Harris’in son dakika adaylığı biraz olmayacak duaya amin demek gibi olmuş olabilir. Ya da Biden’ın da Trump’ı yenebileceğine olan temelsiz özgüven Trump ile o felaketle sonuçlanan tartışmaya kadar Demokratlar için hala geçerliydi. O özgüvenin yıkılmasıyla Harris’in adaylığı bir acele oldubittiye gelmiş oldu. Ve Harris de ancak bu kadar bir kampanya yürütebildi.
Harris kampanyası içinden Biden’a eleştiriler gelmeye devam edecek gibi görünüyor. Bu eleştiriler Demokratların aynen bizde seçimleri tekrar tekrar kaybeden partilerin yaptığı gibi bir iç hesaplaşmaya girmekte olduğunu gösteriyor. Oysa Demokratların bunun ötesine geçmesi gerek.
Trump ve ardından büyük ihtimalle Vance’in adaylığıyla Cumhuriyetçiler yepyeni ve daha muhafazakar bir Amerika yaratma olanağına kavuşmuş olabilir. Bu yeni Amerika sadece muhafazakar değil, aynı zamanda Latin ve Afrika kökenli düşük gelirli vatandaşların hassasiyetlerine de cevap üretmek zorunda olacak bir iktidar yaratmış görünüyor.
Bu iktidar iklim değişikliği ve toplumsal cinsiyet eşitliği için bir felaket dönemi olabilir. Bu iktidar dünya ticareti için kaos olmanın yanı sıra Amerika’nın global güvenlik yapısında daha az aktif olmaya doğru ittirilmesi anlamına gelebilir.
Bu yeni seçim sonucunda oluşan destek tabanı uluslararası arenada geleneksel olarak Demokratlar’dan daha aktif olan Cumhuriyetçilerin pasifize olması sonucunu doğurabilir.
Kendi içine dönük bir Amerika global ticaret, teknolojik gelişim ve güvenlik açısından yeni gelişmeleri davet edecektir.
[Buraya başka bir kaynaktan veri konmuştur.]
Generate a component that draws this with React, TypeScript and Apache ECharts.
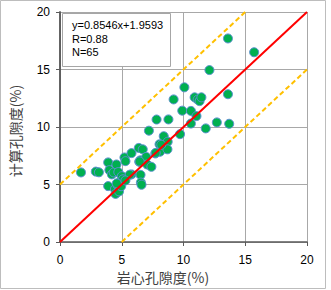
import React, { useEffect, useRef } from "react";
import * as echarts from "echarts";

const coreX = [
  1.7, 2.9, 3.15, 3.9, 3.9, 4.0, 4.2, 4.35, 4.57, 4.72,
  4.45, 4.5, 4.65, 4.8, 4.78, 4.95, 5.0, 5.1, 5.22, 5.3,
  5.79, 5.79, 5.65, 6.38, 6.42, 6.5, 6.7, 6.52, 6.55, 6.6,
  6.98, 7.06, 7.4, 7.2, 7.72, 7.82, 8.06, 8.1, 8.4, 8.72,
  8.7, 8.78, 9.2, 9.72, 9.9, 10.07, 10.6, 10.6, 10.9, 11.05,
  11.15, 11.3, 11.45, 11.8, 12.1, 12.7, 13.6, 13.6, 13.7, 15.72,
  7.75, 8.2, 6.45, 4.6, 5.3,
];
const calcY = [
  6.05, 6.12, 6.06, 6.92, 4.86, 6.25, 5.88, 6.05, 6.74, 6.08,
  4.6, 4.18, 4.95, 5.15, 4.4, 4.85, 5.72, 5.45, 7.35, 7.03,
  7.73, 5.88, 5.85, 8.18, 6.98, 7.1, 8.06, 5.84, 5.17, 4.98,
  7.4, 6.74, 6.54, 9.68, 7.7, 10.65, 8.5, 7.85, 9.2, 8.72,
  8.06, 10.66, 12.4, 9.38, 11.42, 13.45, 11.4, 10.3, 12.58, 10.95,
  12.38, 12.25, 12.58, 9.88, 14.95, 10.4, 17.7, 12.85, 10.28, 16.5,
  7.75, 8.45, 7.0, 5.1, 5.35,
];

const axisMin = 0;
const axisMax = 20;
const axisStep = 5;

const diagonalLine = [[0, 0], [20, 20]];
const upperBand = [[0, 5], [15, 20]];
const lowerBand = [[5, 0], [20, 15]];

const statLines = ["y=0.8546x+1.9593", "R=0.88", "N=65"];
const xTitle = "岩心孔隙度(%)";
const yTitle = "计算孔隙度(%)";

const numFont = '"Liberation Sans", "Noto Sans", sans-serif';
const cjkFont = '"Noto Sans CJK SC", "Noto Sans", sans-serif';

export default function App() {
  const ref = useRef<HTMLDivElement>(null);
  useEffect(() => {
    if (!ref.current) return;
    const chart = echarts.init(ref.current, undefined, { renderer: "svg" });
    const axisColor = "#5a5a5a";
    const gridColor = "#a8a8a8";
    const common = {
      type: "value" as const,
      min: axisMin,
      max: axisMax,
      interval: axisStep,
      axisLine: { show: true, onZero: false, lineStyle: { color: axisColor, width: 1.5 } },
      axisTick: { show: true, inside: false, length: 4, lineStyle: { color: axisColor, width: 1 } },
      splitLine: { show: true, lineStyle: { color: gridColor, width: 1 } },
    };
    chart.setOption({
      animation: false,
      backgroundColor: "#ffffff",
      grid: { left: 60, right: 24, top: 12, bottom: 48 },
      xAxis: {
        ...common,
        axisLabel: { margin: 12, fontSize: 12, color: "#000", fontFamily: numFont },
      },
      yAxis: [
        {
          ...common,
          axisLabel: { margin: 10, fontSize: 12, color: "#000", fontFamily: numFont },
        },
        {
          type: "value",
          position: "right",
          min: axisMin,
          max: axisMax,
          interval: axisStep,
          axisLine: { show: true, lineStyle: { color: axisColor, width: 1.5 } },
          axisTick: { show: false },
          axisLabel: { show: false },
          splitLine: { show: false },
        },
      ],
      series: [
        {
          type: "scatter",
          data: coreX.map((x, i) => [x, calcY[i]]),
          symbolSize: 9,
          itemStyle: { color: "#00b050", borderColor: "#5b8fd0", borderWidth: 1, opacity: 1 },
          z: 3,
        },
        {
          type: "line",
          data: diagonalLine,
          showSymbol: false,
          lineStyle: { color: "#ff0000", width: 2 },
          z: 4,
        },
        {
          type: "line",
          data: upperBand,
          showSymbol: false,
          lineStyle: { color: "#ffc000", width: 2, type: [5, 3] },
          z: 4,
        },
        {
          type: "line",
          data: lowerBand,
          showSymbol: false,
          lineStyle: { color: "#ffc000", width: 2, type: [5, 3] },
          z: 4,
        },
      ],
      graphic: [
        {
          type: "rect",
          z: 1,
          shape: { x: 0.5, y: 0.5, width: 325, height: 288 },
          style: { fill: "none", stroke: "#bdbdbd", lineWidth: 1 },
        },
        {
          type: "rect",
          z: 100,
          shape: { x: 62.5, y: 13.5, width: 108, height: 53 },
          style: { fill: "#ffffff", stroke: "#a6a6a6", lineWidth: 1 },
        },
        ...statLines.map((t, i) => ({
          type: "text",
          z: 101,
          x: 72,
          y: 25 + i * 13.7,
          style: {
            text: t,
            fill: "#000",
            font: `11px ${numFont}`,
            align: "left",
            verticalAlign: "middle",
          },
        })),
        {
          type: "text",
          z: 101,
          x: 163,
          y: 277,
          style: {
            text: xTitle,
            fill: "#404040",
            font: `14px ${cjkFont}`,
            align: "center",
            verticalAlign: "middle",
          },
        },
        {
          type: "text",
          z: 101,
          x: 15,
          y: 131,
          rotation: Math.PI / 2,
          style: {
            text: yTitle,
            fill: "#404040",
            font: `14px ${cjkFont}`,
            align: "center",
            verticalAlign: "middle",
          },
        },
      ],
    });
    return () => chart.dispose();
  }, []);
  return (
    <div
      ref={ref}
      style={{ position: "fixed", left: 0, top: 0, width: 331, height: 290 }}
    />
  );
}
Bu gelişmeler içinde Trump’ın tahmin edilemez kaprisli tavırları herkese zor günler yaşatacak şüphesiz.
İlk başkanlığında Beyaz Saray ekibiyle yaşamış olduğu sorunları bu kez yaşamamak için dikkatli olacağı beklentisi hakim şu aralar. Ancak çalışacağı ekibi seçerken ilk ve en önemli kriterin sadakat olduğu bir ekipte kimler bulunacak? Hele içinde iş dünyasıyla yakın ilişkiler içinde olanların da bulunmasıyla global düzen için nasıl sorunlar üretilecek tahmini zor.
Kritik kampanya hataları tüm dünya için sorunlu bir dönemi aralamış görünüyor. Bu açıdan da Amerikan seçimlerinde hem Türkiye hem pek çok başka ülke siyasetiyle ilgili benzerlikler ve çıkarılacak dersler var.
*
Prof. Dr. Ali Çarkoğlu, Koç Üniversitesi. Çarkoğlu halen Stanford Üniversitesi, Demokrasi, Kalkınma ve Hukukun Üstünlüğü Merkezi (CDDRL), Freeman Spogli Enstitüsünde misafir araştırmacı olarak görev yapıyor.